I placed my niece, Lilian's hand on the coffin as well, alongside with mine. She was also crying. My sister, Su Lin was also crying very loudly. All of us, including the other two sisters, Susie and Su Li were unable to control our tears.

The moment the hearse reached the main entrance of Taman Kepong, we were all asked to turn on our back to let the hearse move forward. I chose not to turn mine, but with tears in my eyes, I waved goodbye to my father. I knew I had loved him while taking care of him.

It was a quiet, beautiful Monday morning, when the funeral took place. It had poured heavily on Saturday past midnight, but the weather was good throughout Sunday and Monday. The moment the hearse arrived at the City Hall crematorium at Jalan Kuari in Cheras, we lifted down the coffin and placed it at the centre stage. The rites went on as usual, while I was seated down with my relatives, after feeling exhausted from crying.

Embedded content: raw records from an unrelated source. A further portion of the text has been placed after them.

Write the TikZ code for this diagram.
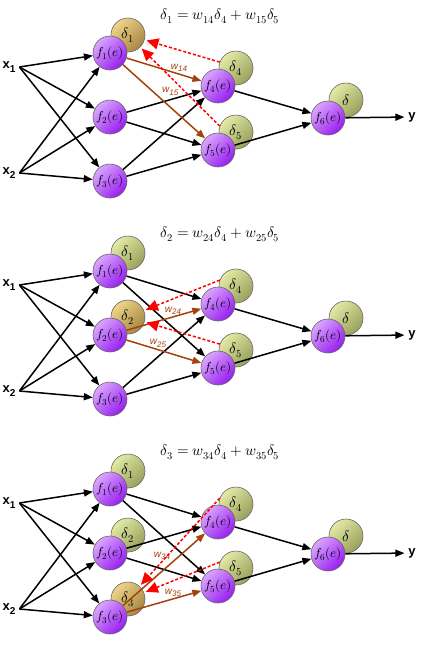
\documentclass[tikz,border=0pt]{standalone}
\usepackage{fontspec}
\usepackage{unicode-math}
\newfontfamily\arialfont{Liberation Sans}
\usetikzlibrary{arrows.meta,calc,positioning}
\definecolor{nnlilac}{RGB}{218,165,255}
\definecolor{nnpurple}{RGB}{150,30,238}
\definecolor{nnlime}{RGB}{226,234,166}
\definecolor{nngreen}{RGB}{152,160,92}
\definecolor{nnsand}{RGB}{238,212,136}
\definecolor{nntan}{RGB}{166,134,68}
\definecolor{nnbrown}{RGB}{163,66,13}
\newcommand{\xsub}[2]{#1\raisebox{-4pt}{\fontsize{10}{12}\selectfont #2}}
\newcommand{\wsub}[1]{w\raisebox{-2.5pt}{\fontsize{8}{10}\selectfont #1}}

\begin{document}
\begin{tikzpicture}[x=1pt,y=-1pt,
    neu/.style={circle,draw=black!60,line width=.6pt,minimum size=34pt,inner sep=0pt,
      top color=nnlilac,bottom color=nnpurple,shading angle=45,
      font=\fontsize{13}{15}\selectfont},
    dlt/.style={neu,top color=nnlime,bottom color=nngreen,shading angle=45,
      font=\fontsize{15}{17}\selectfont},
    dhi/.style={dlt,top color=nnsand,bottom color=nntan,shading angle=45},
    inp/.style={font=\arialfont\bfseries\fontsize{13}{15}\selectfont,inner sep=1pt,outer sep=3pt},
    eq/.style={font=\fontsize{15}{18}\selectfont},
    a/.style={-{Triangle[length=9pt,width=7pt]},line width=1.5pt},
    wa/.style={a,draw=nnbrown},
    back/.style={-{Triangle[length=12pt,width=11pt]},line width=1.5pt,draw=red,
      dash pattern=on 3pt off 2pt,shorten >=2pt},
    lab/.style={font=\arialfont\itshape\fontsize{10}{12}\selectfont,text=nnbrown,inner sep=1.5pt}]
  \useasboundingbox (0,0) rectangle (431,648);
  \foreach \k/\ia/\ib/\pa/\pb/\sa/\sb in {1/14/15/above/above right/.7/.45,
      2/24/25/above/above/.62/.42,3/34/35/above left/above/.6/.62} {
    \begin{scope}[yshift={-(\k-1)*218pt}]
      \node[eq] (eq-\k) at (220,16) {$\delta_{\k} = w_{\ia}\delta_4 + w_{\ib}\delta_5$};
      % inputs and output
      \node[inp] (x1-\k) at (9,67) {\xsub{x}{1}};
      \node[inp] (x2-\k) at (9,173) {\xsub{x}{2}};
      \node[inp] (y-\k) at (412,117) {y};
      % error terms (behind the neurons)
      \foreach \i in {1,...,\k} {
        \ifnum\i=\k \def\dst{dhi}\else\def\dst{dlt}\fi
        \node[\dst] (d\i-\k) at (128,{35+64*(\i-1)}) {$\delta_{\i}$};
      }
      \node[dlt] (d4-\k) at (236,68) {$\delta_4$};
      \node[dlt] (d5-\k) at (236,132) {$\delta_5$};
      \node[dlt] (d6-\k) at (346,100) {$\delta$};
      % neurons
      \node[neu] (f1-\k) at (110,53) {$f_1(e)$};
      \node[neu] (f2-\k) at (110,117) {$f_2(e)$};
      \node[neu] (f3-\k) at (110,181) {$f_3(e)$};
      \node[neu] (f4-\k) at (218,86) {$f_4(e)$};
      \node[neu] (f5-\k) at (218,150) {$f_5(e)$};
      \node[neu] (f6-\k) at (328,118) {$f_6(e)$};
      % forward connections
      \foreach \i in {1,2,3} {
        \draw[a] (x1-\k.east) -- (f\i-\k);
        \draw[a] (x2-\k.east) -- (f\i-\k);
        \ifnum\i=\k\else
          \draw[a] (f\i-\k) -- (f4-\k);
          \draw[a] (f\i-\k) -- (f5-\k);
        \fi
      }
      \draw[a] (f4-\k) -- (f6-\k);
      \draw[a] (f5-\k) -- (f6-\k);
      \draw[a] (f6-\k) -- (y-\k);
      % weights used for the error
      \draw[wa] (f\k-\k) -- node[lab,pos=\sa,\pa]{\wsub{\ia}} (f4-\k);
      \draw[wa] (f\k-\k) -- node[lab,pos=\sb,\pb]{\wsub{\ib}} (f5-\k);
      % error sent back
      \draw[back] (d4-\k.160) -- (d\k-\k);
      \draw[back] (d5-\k.160) -- (d\k-\k);
    \end{scope}
  }
\end{tikzpicture}
\end{document}
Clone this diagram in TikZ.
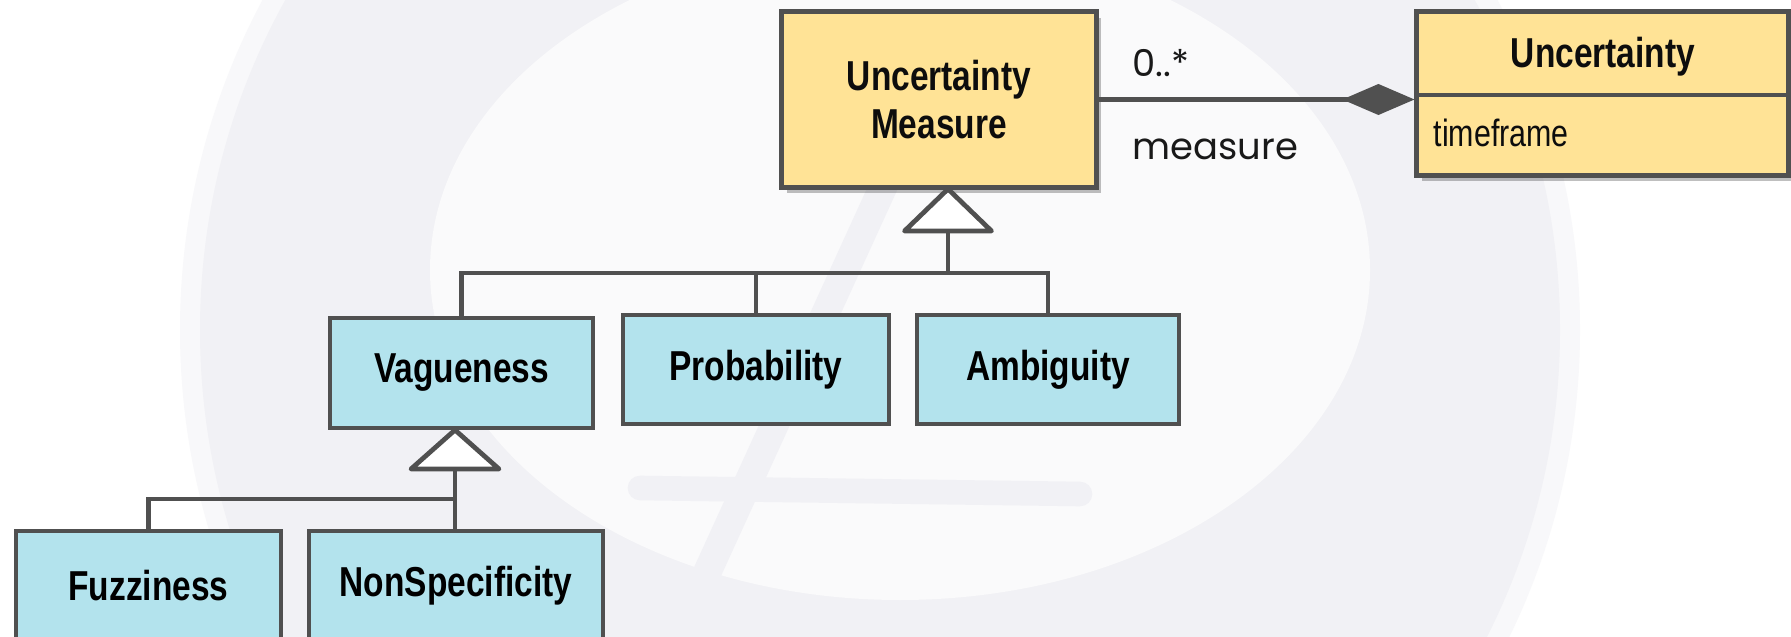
\documentclass[tikz,border=0pt]{standalone}
\usepackage{fontspec}
\usetikzlibrary{arrows.meta,shadows}
\newfontfamily\boxfont[FakeStretch=0.8]{Liberation Sans}
\newfontfamily\labfont{Poppins}
\definecolor{umyellow}{RGB}{255,227,150}
\definecolor{clsblue}{RGB}{179,227,237}
\definecolor{edgegray}{RGB}{80,80,80}
\definecolor{wmgray}{RGB}{241,241,245}
\definecolor{wmlight}{RGB}{250,250,251}
\begin{document}
\begin{tikzpicture}[x=0.01cm, y=-0.01cm,
  yellowbox/.style={draw=edgegray, line width=1.4pt, fill=umyellow, inner sep=0pt,
    drop shadow={shadow xshift=0.05cm, shadow yshift=-0.06cm, fill=black, opacity=0.25}},
  bluebox/.style={draw=edgegray, line width=1pt, fill=clsblue, inner sep=0pt,
    font=\boxfont\bfseries\fontsize{11.9}{13.9}\selectfont},
  boldtext/.style={font=\boxfont\bfseries\fontsize{11.9}{13.9}\selectfont, text=black!95},
  attrtext/.style={font=\boxfont\fontsize{10.8}{13}\selectfont, text=black!95},
  lab/.style={font=\labfont\fontsize{10.5}{12}\selectfont, text=black!90, inner sep=0pt},
  conn/.style={draw=edgegray, line width=1.35pt},
  gentri/.style={draw=edgegray, line width=1.35pt, fill=white, line join=round},
]
% background and faint watermark
\useasboundingbox (0,0) rectangle (1791,637);
\fill[white] (0,0) rectangle (1791,637);
\begin{scope}
  \clip (0,0) rectangle (1791,637);
  \fill[white!50!wmgray] (880,330) circle [radius=700];
  \fill[wmgray] (880,330) circle [radius=680];
  \fill[wmlight] (900,270) ellipse [x radius=470, y radius=330];
  \draw[wmgray, line width=8pt, line cap=round] (900,150) -- (690,610);
  \draw[wmgray, line width=7pt, line cap=round] (640,488) -- (1080,494);
\end{scope}

% class boxes
\node[yellowbox, boldtext, minimum width=3.14cm, minimum height=1.75cm, align=center] (um) at (939,99.5) {Uncertainty\\Measure};
\node[yellowbox, minimum width=3.71cm, minimum height=1.63cm] (unc) at (1602.5,93.5) {};
\coordinate (divy) at (0,95);
\draw[edgegray, line width=1.4pt] (unc.west |- divy) -- (unc.east |- divy);
\node[boldtext, anchor=base] (unctitle) at (1603,68) {Uncertainty};
\node[attrtext, anchor=base west, inner sep=0pt] (uncattr) at (1433,147) {timeframe};

\node[bluebox, minimum width=2.63cm, minimum height=1.10cm] (vag) at (461.5,373) {Vagueness};
\node[bluebox, minimum width=2.66cm, minimum height=1.09cm] (prob) at (756,369.5) {Probability};
\node[bluebox, minimum width=2.62cm, minimum height=1.09cm] (amb) at (1048,369.5) {Ambiguity};
\node[bluebox, minimum width=2.65cm, minimum height=1.10cm] (fuzz) at (148.5,586) {Fuzziness};
\node[bluebox, minimum width=2.94cm, minimum height=1.10cm] (nons) at (456,586) {NonSpecificity};

% composition
\draw[conn, -{Diamond[length=7.2mm, width=3.1mm]}] (um.east) -- (unc.west |- um.east);
\node[lab, anchor=base west] (mult) at (1132,77) {0..*};
\node[lab, anchor=base west] (role) at (1132,160) {measure};

% generalization 1
\coordinate (g1tip) at (948,189);
\coordinate (g1base) at (948,231);
\coordinate (g1bus) at (948,273);
\draw[conn] (g1base) -- (g1bus);
\draw[conn] (vag.north) |- (g1bus) -| (amb.north);
\draw[conn] (prob.north) -- (prob.north |- g1bus);
\draw[gentri] (g1tip) -- ++(-43.5,42) -- ++(87,0) -- cycle;

% generalization 2
\coordinate (g2tip) at (455,430);
\coordinate (g2base) at (455,469);
\coordinate (g2bus) at (455,499);
\draw[conn] (g2base) -- (g2bus);
\draw[conn] (fuzz.north) |- (g2bus);
\draw[conn] (g2bus) -- (g2bus |- nons.north);
\draw[gentri] (g2tip) -- ++(-44,39) -- ++(88,0) -- cycle;
\end{tikzpicture}
\end{document}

The coffin was mechanically lowered down, where it was to be placed into the furnace.

We went downstairs to see the coffin moving towards the furnace. The gate of the furnace was opened and the coffin was pushed in. Just at that moment, I read from 1 Thessalonians 4: 13-18:

"Brothers, we do not want you to be ignorant about those who fall asleep, or to grieve like the rest of men, who have no hope. We believe that Jesus died and rose again and so we believe that God will bring with Jesus those who have fallen asleep in him. According to the Lord's own word, we tell you that we who are still alive, who are left till the coming of the Lord, will certainly not precede those who have fallen asleep. For the Lord himself will come down from heaven, with a loud command, with the voice of the archangel and with the trumpet call of God, and the dead in Christ will rise first. After that, we who are still alive and are left will be caught up together with them in the clouds to meet the Lord in the air. And so we will be with the Lord forever. Therefore encourage each other with these words."

Auntie Martina and Auntie Susan stood by me, while the rest of the family members and relatives had moved on to the hall. After I had completed reading that passage, Auntie Martina immediately prayed:

"Dear Lord, I commit my brother into your bosom. Thank you for saving him during his last moments. We thank you for welcoming him into the kingdom of Heaven. Amen."

She later shared that she had some doubts about my father's destiny. That Monday night, after attending the funeral and going back to school to teach, she still made it to her church despite feeling exhausted. The speaker for the night spoke about the destiny of souls who died. When she approached the speaker after the message to ask about her brother, the pastor replied: "As long as the person has prayed the sinner's prayer, he will not be lost in hell. God will keep his soul in His bosom." Father had knowingly prayed the sinner’s prayer on September 27 and later, in one of his night visions, invited Jesus into his heart. There were several other people who talked to him, and they confirmed my conclusion: Father knew what he had done when he prayed to accept Jesus as his personal Saviour.

ON TUESDAY morning, we went back to the crematorium to collect the ashes to be placed in an urn. A slightly shiny jaded urn was picked to contain the ashes.

By 9.30am, we were already on our way to Semenyih, where Father's ashes were to be placed there. My youngest sister, Su Li had the chance to carry the urn all the way on the trip there.

By 10.40am, the urn was placed into a little pigeon-hole, built after the concept of a condominium or an apartment for the dead. It was bought for RM7,000. Mother had only bought the pigeon hole two days earlier to keep the urn. She had bought another one for herself just beside his. When the rest of the family members had paid their last respect with joss sticks and offerings, I paid my last respect to Father with a moment of silence as his ashes were laid to rest in peace.